The student wasn’t convinced. “No,” he said. “I can’t believe people could have read about all this in their daily papers.”

Beyond Belief began as Lipstadt’s attempt to prove that she was right. Her final conclusion, which she offers to the student in her acknowledgements: “I was right, but so were you.”

The book consists of a detailed look at who reported what and when, what their editors did with it after they reported it,** and how readers responded. Some of the most powerful portions of the book, and the ones that I think are most important for us today, discuss what Lipstadt describes as “the barriers to belief.” The most critical of these was a legacy from World War I. Stories of German atrocities were reported in the first World War that later proved to be false.
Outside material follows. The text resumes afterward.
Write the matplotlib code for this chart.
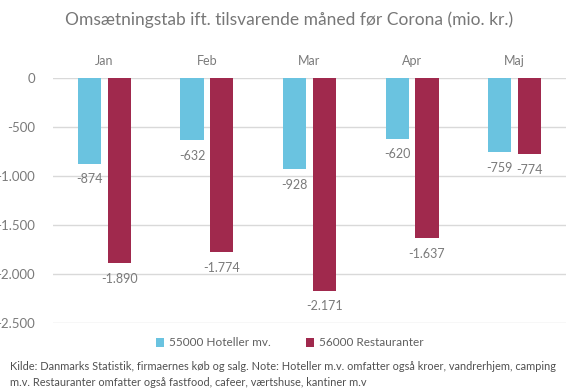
import numpy as np
import matplotlib.pyplot as plt

months = ['Jan', 'Feb', 'Mar', 'Apr', 'Maj']
hoteller = [-874, -632, -928, -620, -759]
restauranter = [-1890, -1774, -2171, -1637, -774]
series_names = ['55000 Hoteller mv.', '56000 Restauranter']
yticks = [0, -500, -1000, -1500, -2000, -2500]

blue = '#6ac3e0'
red = '#a0294d'
grey = '#7a7a7a'

plt.rcParams['font.family'] = ['Lato', 'DejaVu Sans']


def dk(v):
    return '{:,}'.format(v).replace(',', '.')


fig = plt.figure(figsize=(5.79, 3.91), dpi=100)
ax = fig.add_axes([53 / 579, 1 - 323 / 391, 513 / 579, 245 / 391])

x = np.arange(len(months))
w = 0.225
off = 0.145
b1 = ax.bar(x - off, hoteller, w, color=blue, label=series_names[0], zorder=3)
b2 = ax.bar(x + off, restauranter, w, color=red, label=series_names[1], zorder=3)

for bars, vals in [(b1, hoteller), (b2, restauranter)]:
    for b, v in zip(bars, vals):
        ax.annotate(dk(v), (b.get_x() + b.get_width() / 2, v), xytext=(0, -7),
                    textcoords='offset points', ha='center', va='top',
                    fontsize=9, color=grey, clip_on=False)

ax.set_xlim(-0.5, len(months) - 0.5)
ax.set_ylim(-2500, 0)
ax.set_yticks(yticks)
ax.set_yticklabels([dk(t) for t in yticks])
ax.yaxis.grid(True, color='#d9d9d9', linewidth=1, zorder=0)
ax.set_axisbelow(True)
ax.tick_params(axis='y', length=0, pad=13, labelsize=9.5, labelcolor=grey)

ax.xaxis.tick_top()
ax.set_xticks(x)
ax.set_xticklabels(months)
ax.tick_params(axis='x', length=0, pad=8, labelsize=9, labelcolor=grey)

for s in ax.spines.values():
    s.set_visible(False)

fig.text(0.5, 1 - 20 / 391, 'Omsætningstab ift. tilsvarende måned før Corona (mio. kr.)',
         ha='center', va='center', fontsize=12.5, color='#777777')

fig.legend(handles=[b1, b2], loc='center', bbox_to_anchor=(0.5, 1 - 343 / 391),
           ncol=2, frameon=False, fontsize=8.5, labelcolor='#606060',
           handlelength=0.7, handleheight=0.7, columnspacing=3, handletextpad=0.4)

fig.text(10 / 579, 1 - 366 / 391,
         'Kilde: Danmarks Statistik, firmaernes køb og salg. Note: Hoteller m.v. omfatter også kroer, vandrerhjem, camping',
         ha='left', va='center', fontsize=7.9, color='#505050')
fig.text(10 / 579, 1 - 382 / 391,
         'm.v. Restauranter omfatter også fastfood, cafeer, værtshuse, kantiner m.v',
         ha='left', va='center', fontsize=7.9, color='#505050')

fig.savefig('out.png', dpi=100)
The result was an attitude of what journalist and historian William Shirer called “supercynicism and superskepticism” about reports of atrocities. As a group, Americans said “Fool me once, shame on you. Fool me twice, shame on me.” unfortunately, this time the stories were true.

Be warned, Beyond Belief is not an easy read. Lipstadt’s style is clear, but her work is dense with data. Nonetheless, I found it a worthwhile read for reasons well beyond my current research.

 

*I don’t normally discuss purely academic works of history here in the Margins. They have a different purpose and a different audience and occasionally just plain hard to read.

**Important stories often got buried deep in newspapers. Editors (and sometimes reporters) added seeds of doubt to the reported stories. And some papers didn’t run the stories at all.